Outrossim, no campo das relações de poder entre potências, a título exemplificativo, tem-se as amplamente conhecidas críticas feitas à já mencionada operação "lava jato". Certas nações, no curso de referida empreitada, obtiveram vantagens quase que inestimáveis, oriundas do recolhimento de valores de empresas nacionais obtidos através de multas criminais, administrativas e cíveis, decorrentes de fatos a respeito dos quais dificilmente se consegue construir algum argumento legal que as justificasse, que não qualquer retórica que culmine, essencialmente, na lógica da "lei do mais forte". Ora, em muitos casos, os fundamentos da vis attractiva utilizados pelas jurisdições alienígenas processantes de fatos ocorridos no Brasil e investigados pela operação "lava-jato", mesmo que previstos em leis nelas existentes, eram completamente artificiais, somente cumprindo o propósito de extensão dos braços punitivos e de interesse geopolítico daquele Estado.
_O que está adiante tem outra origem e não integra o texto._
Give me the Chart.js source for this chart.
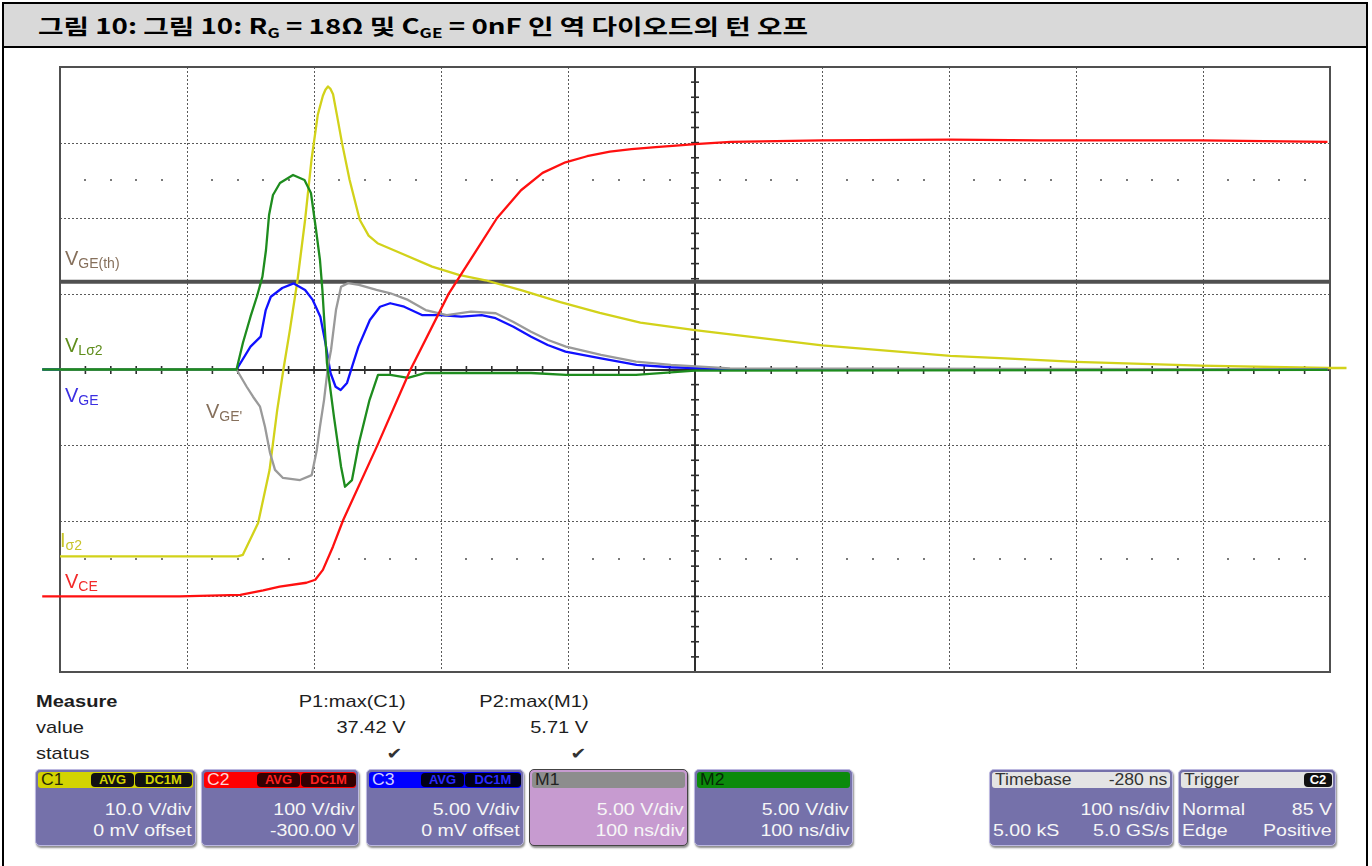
<!DOCTYPE html>
<html>
<head>
<meta charset="utf-8">
<script src="https://cdn.jsdelivr.net/npm/chart.js@4.4.1/dist/chart.umd.min.js"></script>
<style>
  html, body { margin: 0; padding: 0; background: #fff; }
  body { width: 1372px; height: 866px; position: relative; overflow: hidden;
         font-family: "Liberation Sans", Arial, sans-serif; }
  #outer { position: absolute; left: 2px; top: 2px; width: 1366px; height: 900px;
           border: 2px solid #000; box-sizing: border-box; }
  #titlebar { position: absolute; left: 2px; top: 2px; width: 1366px; height: 46px;
              background: #d9d9d9; border: 2px solid #000; box-sizing: border-box; }
  #title { position: absolute; left: 38px; top: 12px; font: 700 21px "Noto Sans CJK KR", sans-serif;
           line-height: 26px; color: #000; white-space: nowrap; transform-origin: left center; }
  #title sub { font-size: 13px; vertical-align: -4px; line-height: 0; }
  #scope { position: absolute; left: 0; top: 50px; }
  .lbl { position: absolute; font-size: 20px; line-height: 20px; white-space: nowrap; }
  .lbl span { font-size: 14px; vertical-align: -3px; }
  .mt { position: absolute; font-size: 17px; line-height: 20px; color: #1e1e1e; white-space: nowrap;
        transform: scaleX(1.18); transform-origin: left center; }
  .mt.r { transform-origin: right center; }
  .ck { font-family: "DejaVu Sans", sans-serif; font-size: 16px; color: #333; }
  .box { position: absolute; top: 769px; height: 77px; box-sizing: border-box; background: #7571aa;
         border: 1px solid #bcb8e0; border-radius: 5px; box-shadow: 1px 2px 2px rgba(0,0,0,.45);
         color: #f6f6f6; overflow: hidden; }
  .hd { position: absolute; left: 2px; right: 2px; top: 2px; height: 16px; border-radius: 3px; }
  .hd b { position: absolute; left: 3px; top: 0; font-weight: normal; font-size: 16px; line-height: 16px;
          transform: scaleX(1.1); transform-origin: left center; white-space: nowrap; }
  .hd i { position: absolute; right: 3px; top: 0; font-style: normal; font-size: 16px; line-height: 16px;
          transform: scaleX(1.1); transform-origin: right center; white-space: nowrap; }
  .bd { position: absolute; top: 3px; height: 14px; border-radius: 4px; background: #111;
        font-size: 13px; line-height: 14px; font-weight: bold; text-align: center; }
  .t { position: absolute; font-size: 17px; line-height: 18px; white-space: nowrap; }
  .t.a { top: 31px; } .t.b { top: 52px; }
  .t.rt { right: 3px; transform: scaleX(1.15); transform-origin: right center; }
  .t.lt { left: 3px; transform: scaleX(1.15); transform-origin: left center; }
</style>
</head>
<body>
<div id="outer"></div>
<div id="titlebar"></div>
<div id="title">그림 10: 그림 10: R<sub>G</sub> = 18Ω 및 C<sub>GE</sub> = 0nF 인 역 다이오드의 턴 오프</div>

<canvas id="scope" width="1372" height="640"></canvas>

<!-- trace annotations -->
<div class="lbl" style="left:65px;top:248px;color:#86705c">V<span>GE(th)</span></div>
<div class="lbl" style="left:65px;top:335px;color:#5f8d1c">V<span>Lσ2</span></div>
<div class="lbl" style="left:65px;top:385px;color:#3b2fe2">V<span>GE</span></div>
<div class="lbl" style="left:206px;top:401px;color:#86705c">V<span>GE'</span></div>
<div class="lbl" style="left:60px;top:530px;color:#c9c42a">I<span>σ2</span></div>
<div class="lbl" style="left:65px;top:571px;color:#f22a2a">V<span>CE</span></div>

<!-- measurement table -->
<div class="mt" style="left:36px;top:692px;font-weight:bold">Measure</div>
<div class="mt" style="left:36px;top:718px">value</div>
<div class="mt" style="left:36px;top:744px">status</div>
<div class="mt r" style="right:966px;top:692px">P1:max(C1)</div>
<div class="mt r" style="right:966px;top:718px">37.42 V</div>
<div class="mt r ck" style="right:970px;top:744px">✔</div>
<div class="mt r" style="right:783px;top:692px">P2:max(M1)</div>
<div class="mt r" style="right:784px;top:718px">5.71 V</div>
<div class="mt r ck" style="right:786px;top:744px">✔</div>

<!-- channel descriptors -->
<div class="box" style="left:35px;width:161px">
  <div class="hd" style="background:#d3d300;color:#2a2a00"><b>C1</b></div>
  <div class="bd" style="left:55px;width:43px;color:#d3d300">AVG</div>
  <div class="bd" style="left:99px;width:57px;color:#d3d300">DC1M</div>
  <div class="t a rt">10.0 V/div</div>
  <div class="t b rt">0 mV offset</div>
</div>
<div class="box" style="left:201px;width:158px">
  <div class="hd" style="background:#ff0000;color:#ffd6d6"><b>C2</b></div>
  <div class="bd" style="left:55px;width:43px;color:#ff2020;background:#300">AVG</div>
  <div class="bd" style="left:99px;width:55px;color:#ff2020;background:#300">DC1M</div>
  <div class="t a rt">100 V/div</div>
  <div class="t b rt">-300.00 V</div>
</div>
<div class="box" style="left:366px;width:158px">
  <div class="hd" style="background:#0000ff;color:#d0d0ff"><b>C3</b></div>
  <div class="bd" style="left:54px;width:43px;color:#2a2aff;background:#000018">AVG</div>
  <div class="bd" style="left:98px;width:56px;color:#2a2aff;background:#000018">DC1M</div>
  <div class="t a rt">5.00 V/div</div>
  <div class="t b rt">0 mV offset</div>
</div>
<div class="box" style="left:529px;width:159px;background:#c79bd0;border-color:#444">
  <div class="hd" style="background:#8d8d8d;color:#222"><b>M1</b></div>
  <div class="t a rt">5.00 V/div</div>
  <div class="t b rt">100 ns/div</div>
</div>
<div class="box" style="left:694px;width:159px">
  <div class="hd" style="background:#0b8a0b;color:#062806"><b>M2</b></div>
  <div class="t a rt">5.00 V/div</div>
  <div class="t b rt">100 ns/div</div>
</div>
<div class="box" style="left:989px;width:184px">
  <div class="hd" style="background:#e4e4e4;color:#333"><b>Timebase</b><i>-280 ns</i></div>
  <div class="t a rt">100 ns/div</div>
  <div class="t b lt">5.00 kS</div>
  <div class="t b rt">5.0 GS/s</div>
</div>
<div class="box" style="left:1178px;width:158px">
  <div class="hd" style="background:#e4e4e4;color:#333"><b>Trigger</b></div>
  <div class="bd" style="left:125px;width:28px;color:#fff">C2</div>
  <div class="t a lt">Normal</div>
  <div class="t a rt">85 V</div>
  <div class="t b lt">Edge</div>
  <div class="t b rt">Positive</div>
</div>

<script>
// Screen span: 10 divisions at 100 ns/div, trigger at t = 0
const timeSpanNs = [-220, 780];
const nsPerDiv = 100;

// Channel vertical settings: volts per division and offset
const channelIds   = ['c1', 'c2', 'c3', 'm1', 'm2'];
const voltsPerDiv  = [10, 100, 5, 5, 5];
const offsetVolts  = [0, -300, 0, 0, 0];

// C1 – I_σ2 (yellow)
const c1Time = [-220, -80, -76, -64, -55, -49, -44, -39, -33, -27, -22, -17, -13, -11, -9, -7, -5, -2, 2, 8, 16, 23, 30, 48, 73, 94, 115, 143, 174, 205, 237, 280, 380, 481, 520, 580, 678, 778, 793];
const c1Volt = [-24.7, -24.7, -24.5, -20.3, -13.3, -5.4, 0.1, 5.2, 11.8, 19.8, 27.7, 33.7, 36.2, 37.0, 37.42, 37.1, 36.4, 33.7, 30.0, 25.1, 19.8, 17.7, 16.7, 15.4, 13.6, 12.5, 11.8, 10.5, 8.9, 7.5, 6.2, 5.2, 3.2, 1.8, 1.5, 1.0, 0.5, 0.2, 0.2];

// C2 – V_CE (red)
const c2Time = [-234, -126, -78, -60, -47, -26, -19, -13, -5, 3, 30, 56, 86, 108, 124, 143, 160, 178, 195, 213, 230, 249, 265, 280, 308, 380, 481, 552, 678, 778];
const c2Volt = [0, 0, 2, 8, 13, 18, 22, 35, 66, 101, 200, 300, 400, 458, 500, 537, 560, 574, 582, 588, 591.5, 594, 596, 598, 601, 603, 604, 603, 603, 601];

// C3 – V_GE (blue)
const c3Time = [-234, -81, -70, -62, -58, -54, -45, -36, -27, -21, -15, -11, -7, -3, 1, 6, 10, 15, 24, 32, 40, 51, 65, 79, 96, 112, 123, 137, 151, 164, 178, 206, 234, 261, 308, 778];
const c3Volt = [0, 0, 1.51, 2.17, 3.93, 4.81, 5.39, 5.69, 5.26, 4.6, 3.49, 1.75, -0.23, -1.14, -1.36, -0.89, 0.19, 1.51, 3.27, 4.15, 4.38, 4.15, 3.6, 3.6, 3.49, 3.6, 3.39, 2.83, 2.17, 1.62, 1.18, 0.74, 0.3, 0.15, 0.01, 0];

// M1 – V_GE' (grey)
const m1Time = [-220, -81, -73, -68, -62.5, -58.6, -54.6, -50.7, -44.4, -31, -21.8, -17.8, -15.3, -12.1, -9, -6.6, -2.7, 1.3, 6.8, 15.4, 29.2, 40.2, 54, 67.9, 84.5, 103.6, 123.1, 136.7, 150.9, 164.3, 178.4, 206, 233.5, 261.1, 307.6, 778];
const m1Volt = [0, 0, -1.14, -1.8, -2.46, -3.78, -5.52, -6.64, -7.17, -7.31, -6.98, -5.32, -3.78, -2.02, 0.19, 1.29, 3.93, 5.47, 5.71, 5.59, 5.26, 5.04, 4.6, 3.93, 3.6, 3.82, 3.72, 3.16, 2.5, 1.95, 1.51, 0.96, 0.52, 0.3, 0.08, 0];

// M2 – V_Lσ2 (green)
const m2Time = [-234, -81, -76, -70, -65, -60.6, -57.8, -55.4, -52.3, -46.8, -36.5, -27.5, -22.4, -18.7, -15.3, -13.4, -12.1, -9.8, -4.3, 1.3, 4.4, 9.9, 15.4, 23.7, 30.4, 40.2, 54, 67.9, 95.5, 150.9, 178.4, 233.5, 280, 778];
const m2Volt = [0, 0, 1.75, 3.49, 4.81, 6.14, 7.9, 10.21, 11.54, 12.33, 12.86, 12.53, 11.67, 9.42, 7.24, 5.26, 3.49, 0.43, -3.12, -6.43, -7.75, -7.31, -4.86, -2.02, -0.36, -0.36, -0.56, -0.23, -0.23, -0.23, -0.36, -0.36, -0.08, -0.03];

// Gate threshold level, on the C3 scale
const vgeThreshold = 5.8;

const pairs = (t, v) => t.map((x, i) => ({ x, y: v[i] }));

// Each channel gets its own hidden axis spanning 8 divisions around its offset
const scales = {
  x: { type: 'linear', min: timeSpanNs[0], max: timeSpanNs[1], display: false }
};
channelIds.forEach((id, i) => {
  scales[id] = {
    type: 'linear', display: false,
    min: -4 * voltsPerDiv[i] - offsetVolts[i],
    max:  4 * voltsPerDiv[i] - offsetVolts[i]
  };
});

// Oscilloscope graticule: dotted divisions, centre cross with minor ticks, outer frame
const graticule = {
  id: 'graticule',
  beforeDatasetsDraw(chart) {
    const ctx = chart.ctx, a = chart.chartArea;
    const xs = chart.scales.x, ys = chart.scales.c3;
    const xAt = k => xs.getPixelForValue(xs.min + k * nsPerDiv);
    const yAt = j => ys.getPixelForValue(ys.max - j * voltsPerDiv[2]);
    const seg = (x1, y1, x2, y2) => { ctx.beginPath(); ctx.moveTo(x1, y1); ctx.lineTo(x2, y2); ctx.stroke(); };
    ctx.save();
    ctx.lineWidth = 1;
    ctx.strokeStyle = '#5a5a5a';
    ctx.setLineDash([2, 2]);
    for (let k = 1; k < 10; k++) {
      if (k === 5) continue;
      const x = Math.round(xAt(k)) + 0.5;
      seg(x, a.top, x, a.bottom);
    }
    for (let j = 1; j < 8; j++) {
      if (j === 4) continue;
      const y = Math.round(yAt(j)) + 0.5;
      seg(a.left, y, a.right, y);
    }
    ctx.setLineDash([]);
    // rows of sub-division dots
    ctx.fillStyle = '#7a7a7a';
    [1.5, 6.5].forEach(j => {
      const y = Math.round(yAt(j));
      for (let k = 1; k < 50; k++) {
        if (k % 5 === 0) continue;
        ctx.fillRect(Math.round(xAt(k / 5)) - 1, y - 1, 2, 2);
      }
    });
    // centre cross
    const cx = Math.round(xAt(5)), cy = Math.round(yAt(4));
    ctx.strokeStyle = '#2e2e2e';
    ctx.lineWidth = 2;
    seg(cx, a.top, cx, a.bottom);
    seg(a.left, cy, a.right, cy);
    ctx.lineWidth = 1.6;
    for (let j = 1; j < 40; j++) { const y = yAt(j / 5); seg(cx - 4, y, cx + 4, y); }
    for (let k = 1; k < 50; k++) { const x = xAt(k / 5); seg(x, cy - 4, x, cy + 4); }
    // frame
    ctx.strokeStyle = '#505050';
    ctx.lineWidth = 2;
    ctx.strokeRect(a.left, a.top, a.right - a.left, a.bottom - a.top);
    ctx.restore();
  }
};

const trace = (label, data, axis, color, order) => ({
  label, data, yAxisID: axis, borderColor: color, borderWidth: 2.3,
  pointRadius: 0, tension: 0, clip: false, order, borderJoinStyle: 'round'
});

new Chart(document.getElementById('scope'), {
  type: 'line',
  data: {
    datasets: [
      trace('V_CE', pairs(c2Time, c2Volt), 'c2', '#ff1010', 1),
      trace('V_Lσ2', pairs(m2Time, m2Volt), 'm2', '#1e8c1e', 2),
      trace("V_GE'", pairs(m1Time, m1Volt), 'm1', '#9a9a9a', 3),
      trace('V_GE', pairs(c3Time, c3Volt), 'c3', '#1010ff', 4),
      trace('I_σ2', pairs(c1Time, c1Volt), 'c1', '#d2d21a', 5),
      {
        label: 'V_GE(th)',
        data: pairs(timeSpanNs, [vgeThreshold, vgeThreshold]),
        yAxisID: 'c3', borderColor: '#505050', borderWidth: 4, pointRadius: 0, order: 9
      }
    ]
  },
  options: {
    responsive: false,
    devicePixelRatio: 1,
    animation: false,
    layout: { padding: { left: 60, right: 42, top: 17, bottom: 18 } },
    scales,
    plugins: { legend: { display: false }, tooltip: { enabled: false }, title: { display: false } },
    events: []
  },
  plugins: [graticule]
});

// Stretch the heading so it runs across the same span as the caption column
function fitTitle() {
  const el = document.getElementById('title');
  el.style.transform = 'none';
  const w = el.getBoundingClientRect().width;
  if (w > 0) el.style.transform = 'scaleX(' + (770 / w).toFixed(4) + ')';
}
fitTitle();
if (document.fonts && document.fonts.ready) document.fonts.ready.then(fitTitle);
</script>
</body>
</html>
Nesse conduto, essencial é que, para que exsurjam os verdadeiros benefícios da cooperação policial, assim se faça condicionando essa atividade aos preceitos de ordem pública e interesses nacionais.

Tal quadro proporciona um dos grandes desafios desse século, no sentido de conciliar a repressão à criminalidade com a promoção e proteção da soberania, nos mesmos moldes em que originariamente formulada. Percebe-se com facilidade que o Poder Judiciário e todas as instituições que lhe dizem respeito, se carentes de tal tipo de proteção, são a porta de entrada da nova era de intervencionismos. Ao mesmo tempo, deve-se promover a capacitação dos órgãos policiais em face de crimes transnacionais, o que exige a cooperação conjunta de instituições dessa natureza, em fase investigativa.